On Friday, the Northern District of Illinois issued an opinion and order in In re Broiler Chicken Antitrust Litigation granting the plaintiffs’ motion for class certification and denying the defendants’ challenge to the plaintiffs’ expert testimony.
This opinion is the latest action in a long-running lawsuit against the producers of broiler chicken, alleging that the producers conspired to raise the prices of broiler chicken in violation of the Sherman Antitrust Act. The plaintiffs argue that more than a dozen broiler chicken producers and a benchmarking service called Agri Stats, Inc. shared confidential information and conspired to fix the price of broiler chicken.
The opinion states that, from the onset of the litigation, the court appointed interim class counsel for three classes of purchasers, direct purchasers, commercial and institutional indirect purchasers and end-user consumers. Subsequently, each class moved for certification and offered expert testimony to support their motions. At issue in the court’s opinion is the certification of the three classes and the defendants’ motions to exclude the plaintiffs’ expert testimonies in support of their motions for certification.
The opinion states that the defendants generally do not challenge whether the plaintiffs have met the burden of establishing numerosity, adequacy, commonality and typicality for class certification “because those elements are easily met in this case.” Instead, the court states that the defendants primarily argued that class certification is improper because causation and injury cannot be demonstrated in a common fashion.

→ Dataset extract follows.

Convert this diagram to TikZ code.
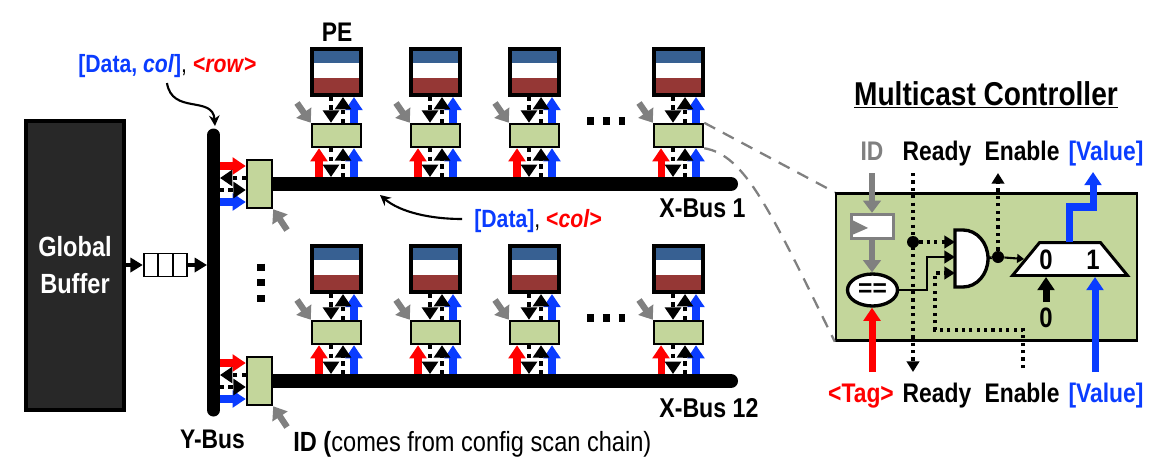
\documentclass[tikz,border=0pt]{standalone}
\usepackage{fontspec}
\setmainfont{Liberation Sans}
\newfontfamily\tallfont[FakeStretch=.85]{Liberation Sans}
\usetikzlibrary{arrows.meta,shapes.geometric}

\definecolor{ctrlgreen}{HTML}{C3D69B}
\definecolor{peblue}{HTML}{376092}
\definecolor{pered}{HTML}{953735}
\definecolor{busblue}{HTML}{0A3CFF}
\definecolor{bufgray}{HTML}{282828}
\definecolor{wiregray}{HTML}{808080}

\tikzset{
    peblock/.style={shape=rectangle,draw=black,fill=white,line width=2.3pt,inner sep=0pt,minimum width=.98cm,minimum height=.92cm},
    ctrlblock/.style={shape=rectangle,draw=black,fill=ctrlgreen,line width=1.4pt,inner sep=0pt,minimum width=.98cm,minimum height=.46cm},
    sideblock/.style={shape=rectangle,draw=black,fill=ctrlgreen,line width=1.4pt,inner sep=0pt,minimum width=.5cm,minimum height=.96cm},
    fifocell/.style={shape=rectangle,draw=black,fill=white,line width=1.1pt,inner sep=0pt,minimum width=.29cm,minimum height=.46cm},
    tallabel/.style={inner sep=0pt,anchor=base,font=\tallfont\fontsize{15.3}{17}\selectfont\bfseries},
    fatarrow/.style={line width=4pt,-{Triangle[length=7.5pt,width=9.5pt]}},
    redarrow/.style={fatarrow,draw=red},
    bluearrow/.style={fatarrow,draw=busblue},
    grayarrow/.style={draw=wiregray,line width=3.6pt,-{Triangle[length=7pt,width=10pt]}},
    dotarrow/.style={draw=black,line width=2.4pt,dash pattern=on 2.4pt off 2.4pt,-{Triangle[length=7pt,width=9pt]}},
    thindot/.style={draw=black,line width=1.8pt,dash pattern=on 1.8pt off 2.4pt},
    thindotarrow/.style={thindot,-{Triangle[length=6pt,width=7pt]}},
    busline/.style={draw=black,line width=.28cm,line cap=round},
    linkarrow/.style={draw=black,line width=1.2pt,-{Stealth[length=6pt,width=6pt]}},
    zoomline/.style={draw=wiregray,line width=1.3pt,dash pattern=on 7pt off 5pt},
    moredots/.style={draw=black,line width=4pt,dash pattern=on 4pt off 5pt},
    gateline/.style={draw=black,fill=white,line width=1.9pt},
}

% one PE with its controller, #2 and #3 are the centre of the PE
\newcommand{\pecell}[3]{
    \node[peblock] (#1) at (#2,#3) {};
    \fill[peblue] (#2-22.5,#3-21) rectangle (#2+22.5,#3-9);
    \fill[pered] (#2-22.5,#3+6) rectangle (#2+22.5,#3+21);
    \node[ctrlblock] (#1c) at (#2,#3+63.5) {};
    \coordinate (#1b) at (#2,#3+105);
    \coordinate (#1g) at (#2-39.5,#3+31);

    \draw[bluearrow] ([xshift=.35cm]#1c.north) -- ([xshift=.35cm]#1.south);
    \draw[dotarrow] ([xshift=-.11cm]#1.south) -- ([xshift=-.11cm]#1c.north);
    \draw[dotarrow] ([xshift=.13cm]#1c.north) -- ([xshift=.13cm]#1.south);
    \draw[grayarrow] (#1g) -- (#1c.north west);

    \draw[redarrow] ([xshift=-.35cm]#1b) -- ([xshift=-.35cm]#1c.south);
    \draw[bluearrow] ([xshift=.35cm]#1b) -- ([xshift=.35cm]#1c.south);
    \draw[dotarrow] ([xshift=-.11cm]#1c.south) -- ([xshift=-.11cm]#1b);
    \draw[dotarrow] ([xshift=.13cm]#1b) -- ([xshift=.13cm]#1c.south);
}

% start of an X-Bus, #2 and #3 are the centre of its side block
\newcommand{\xbusstart}[3]{
    \coordinate (#1a) at (#2,#3);
    \coordinate (#1e) at (731,#3);
    \coordinate (#1y) at (220,#3);
    \coordinate (#1g) at (287,#3+46);
    \draw[busline] (#1a) -- (#1e);
    \node[sideblock] (#1s) at (#2,#3) {};
    \draw[redarrow] ([yshift=.36cm]#1y) -- ([yshift=.36cm]#1s.west);
    \draw[bluearrow] ([yshift=-.36cm]#1y) -- ([yshift=-.36cm]#1s.west);
    \draw[dotarrow] ([yshift=.12cm]#1s.west) -- ([yshift=.12cm]#1y);
    \draw[dotarrow] ([yshift=-.12cm]#1y) -- ([yshift=-.12cm]#1s.west);
    \draw[grayarrow] (#1g) -- (#1s.south east);
}

\begin{document}
\begin{tikzpicture}[x=.02cm,y=-.02cm]
    \useasboundingbox (0,0) rectangle (1155,457);

    % global buffer and fifo
    \node[shape=rectangle,draw=black,fill=bufgray,line width=2.3pt,minimum width=1.96cm,minimum height=5.78cm,inner sep=0pt,align=center,text=white,font=\tallfont\fontsize{15.8}{19}\selectfont\bfseries] (gbuf) at (75,265.5) {Global\\[2pt]Buffer};
    \node[fifocell] (fifoa) at (151,265) {};
    \node[fifocell] (fifob) at (165.5,265) {};
    \node[fifocell] (fifoc) at (180,265) {};

    % y bus
    \coordinate (ybusa) at (213.5,135);
    \coordinate (ybusb) at (213.5,410);
    \draw[busline,line width=.26cm] (ybusa) -- (ybusb);
    \coordinate (ybusin) at (207,265);
    \draw[draw=black,line width=2.5pt,-{Triangle[length=7pt,width=8pt]}] (gbuf.east |- fifoa) -- (fifoa);
    \draw[draw=black,line width=2.5pt,-{Triangle[length=7pt,width=8pt]}] (fifoc) -- (ybusin);

    % x buses
    \xbusstart{xbusa}{259.5}{184}
    \xbusstart{xbusb}{259.5}{381}

    \pecell{pea}{336.5}{72}
    \pecell{peb}{435.5}{72}
    \pecell{pec}{534.5}{72}
    \pecell{ped}{678.5}{72}
    \pecell{pee}{336.5}{269}
    \pecell{pef}{435.5}{269}
    \pecell{peg}{534.5}{269}
    \pecell{peh}{678.5}{269}

    % dots between the blocks
    \coordinate (dotsa) at (587,121);
    \coordinate (dotsb) at (625,121);
    \coordinate (dotsc) at (587,318);
    \coordinate (dotsd) at (625,318);
    \coordinate (dotse) at (261,263.5);
    \coordinate (dotsf) at (261,303);
    \draw[moredots] (dotsa) -- (dotsb);
    \draw[moredots] (dotsc) -- (dotsd);
    \draw[moredots] (dotse) -- (dotsf);

    % labels on the left
    \node[tallabel] (pelabel) at (337,41) {PE};
    \node[tallabel,anchor=base west,font=\tallfont\fontsize{14.2}{17}\selectfont\bfseries] (rowlabel) at (78,72) {\textcolor{busblue}{[Data, \textit{col}]}\textmd{,} \textcolor{red}{<\textit{row}>}};
    \node[tallabel,anchor=base west,font=\tallfont\fontsize{14.2}{17}\selectfont\bfseries] (collabel) at (474,227) {\textcolor{busblue}{[Data]}\textmd{,} \textcolor{red}{<\textit{col}>}};
    \node[tallabel,anchor=base west,font=\tallfont\fontsize{15.5}{17}\selectfont\bfseries] (xbusalabel) at (659,217) {X-Bus 1};
    \node[tallabel,anchor=base west,font=\tallfont\fontsize{15.5}{17}\selectfont\bfseries] (xbusblabel) at (659,417) {X-Bus 12};
    \node[tallabel] (ybuslabel) at (212.5,448) {Y-Bus};
    \node[tallabel,anchor=base west,font=\tallfont\fontsize{15.8}{17}\selectfont\bfseries] (idlabel) at (293,451) {ID (\textmd{comes from config scan chain)}};

    \coordinate (rowlink) at (167,83);
    \coordinate (ybustop) at (215,126);
    \coordinate (collink) at (462,219);
    \coordinate (xbusmark) at (380,195);
    \draw[linkarrow] (rowlink) .. controls (172,115) and (213,95) .. (ybustop);
    \draw[linkarrow] (collink) .. controls (430,219) and (400,212) .. (xbusmark);

    % zoom lines
    \node[shape=rectangle,draw=black,fill=ctrlgreen,line width=1.4pt,minimum width=6.02cm,minimum height=2.94cm,inner sep=0pt] (mcast) at (986.5,267) {};
    \draw[zoomline] (pedc.north east) -- (mcast.north west);
    \draw[zoomline] (pedc.south east) .. controls (745,155) and (770,210) .. (mcast.south west);

    % multicast controller
    \node[inner sep=0pt,font=\tallfont\fontsize{18.8}{20}\selectfont\bfseries] (mtitle) at (986,95) {\underline{Multicast Controller}};

    \node[tallabel,text=wiregray] (idtop) at (872,160) {ID};
    \node[tallabel] (readytop) at (937,160) {Ready};
    \node[tallabel] (enabletop) at (1022,160) {Enable};
    \node[tallabel,text=busblue] (valuetop) at (1106,160) {[Value]};
    \node[tallabel,text=red] (tagbot) at (861,402) {<Tag>};
    \node[tallabel] (readybot) at (937,402) {Ready};
    \node[tallabel] (enablebot) at (1022,402) {Enable};
    \node[tallabel,text=busblue] (valuebot) at (1106,402) {[Value]};

    \node[shape=rectangle,draw=wiregray,fill=white,line width=1.9pt,minimum width=.84cm,minimum height=.48cm,inner sep=0pt] (idreg) at (872.5,226.5) {};
    \coordinate (clka) at (852,220);
    \coordinate (clkb) at (868,228);
    \coordinate (clkc) at (852,235);
    \fill[wiregray] (clka) -- (clkb) -- (clkc) -- cycle;
    \node[shape=ellipse,draw=black,fill=white,line width=1.9pt,minimum width=1cm,minimum height=.64cm,inner sep=0pt,font=\fontsize{14}{14}\selectfont\bfseries] (cmp) at (872.5,290) {==};

    % and gate
    \coordinate (andtl) at (955,230);
    \coordinate (andtm) at (963,230);
    \coordinate (andbl) at (955,287);
    \coordinate (andia) at (955,242);
    \coordinate (andib) at (955,257);
    \coordinate (andic) at (955,273);
    \coordinate (andout) at (988,258);
    \draw[gateline] (andtl) -- (andtm) arc[start angle=90,end angle=-90,x radius=.5cm,y radius=.57cm] -- (andbl) -- cycle;

    \node[trapezium,trapezium stretches=true,trapezium left angle=66,trapezium right angle=66,draw=black,fill=white,line width=1.7pt,minimum width=2.3cm,minimum height=.66cm,inner sep=1pt] (mux) at (1070,259) {};
    \node[inner sep=0pt,font=\tallfont\fontsize{16}{18}\selectfont\bfseries] (muxa) at (1046,260) {0};
    \node[inner sep=0pt,font=\tallfont\fontsize{16}{18}\selectfont\bfseries] (muxb) at (1093,260) {1};
    \node[inner sep=0pt,font=\tallfont\fontsize{16}{18}\selectfont\bfseries] (zero) at (1046,318) {0};

    \coordinate (idin) at (872,173);
    \coordinate (tagin) at (872,372);
    \coordinate (rdyin) at (913,173);
    \coordinate (rdyout) at (913,372);
    \coordinate (enin) at (1023,368);
    \coordinate (enturn) at (1023,330);
    \coordinate (enturnb) at (935,330);
    \coordinate (enout) at (998,173);
    \coordinate (valbase) at (1069,242);
    \coordinate (valbenda) at (1069,207);
    \coordinate (valbendb) at (1093,207);
    \coordinate (valout) at (1093,172);
    \coordinate (valin) at (1095,372);
    \coordinate (cmpup) at (927,290);
    \coordinate (zeroin) at (1046,302);

    \draw[grayarrow] (idin) -- (idreg.north -| idin);
    \draw[grayarrow] (idreg.south -| idin) -- (cmp.north -| idin);
    \draw[redarrow] (tagin) -- (cmp.south -| tagin);

    \draw[thindotarrow] (rdyin) -- (rdyout);
    \node[shape=circle,fill=black,inner sep=0pt,minimum size=.24cm] (rdydot) at (913,242) {};
    \draw[thindotarrow] (rdydot) -- (andia);
    \draw[draw=black,line width=1.6pt,-{Triangle[length=6pt,width=7pt]}] (cmp.east) -- (cmpup) -- (cmpup |- andib) -- (andib);
    \draw[thindotarrow] (enin) -- (enturn) -- (enturnb) -- (enturnb |- andic) -- (andic);

    \node[shape=circle,fill=black,inner sep=0pt,minimum size=.24cm] (outdot) at (998,257) {};
    \draw[draw=black,line width=1.6pt] (andout) -- (outdot);
    \draw[draw=black,line width=1.2pt,-{Triangle[length=4pt,width=5pt]}] (outdot) -- (mux.west);
    \draw[thindotarrow] (outdot) -- (enout);

    \draw[bluearrow] (valbase) -- (valbenda) -- (valbendb) -- (valout);
    \draw[bluearrow] (valin) -- (valin |- mux.south);
    \draw[fatarrow,draw=black] (zeroin) -- (zeroin |- mux.south);
\end{tikzpicture}
\end{document}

Additionally, the opinion purports that the plaintiffs’ experts concluded that a conspiracy existed and caused a common injury of price increases by identifying the conspiracy time period and applying a regression model to show that factors other than the conspiracy did not cause the price increase. Further, the court states that the defendants challenged the plaintiffs’ claim that causation and injury occurred in a common fashion by arguing that the plaintiff’s expert testimony is unreliable.
However, the court held that the defendants do not actually question the reliability of the plaintiffs’ methods or data, but instead the defendants “merely disagree” with the plaintiffs’ perspective. Further, the court stated that such a dispute is factual and not a reason to deny class certification but instead should be resolved at summary judgment or trial.
Accordingly, the court granted the plaintiffs’ motion to certify the three classes and denied the defendants’ motions to exclude the plaintiffs’ expert testimonies. The plaintiffs’ are represented by Pearson, Simon & Warshaw, LLP, Lockridge Grindal Nauen P.L.L.P, Hart Mclaughlin & Eldridge, LLC, Cotchett, Pitre & McCarthy, LLP, Gustafson Gluek PLLC, and the defendants’ are represented by Kirkland & Ellis LLP, Venable LLP, Falkenberg Ives LLP, Rose Law Firm, Mayer Brown LLP, Miller, Canfield, Paddock, and Stone P.L.C. and others.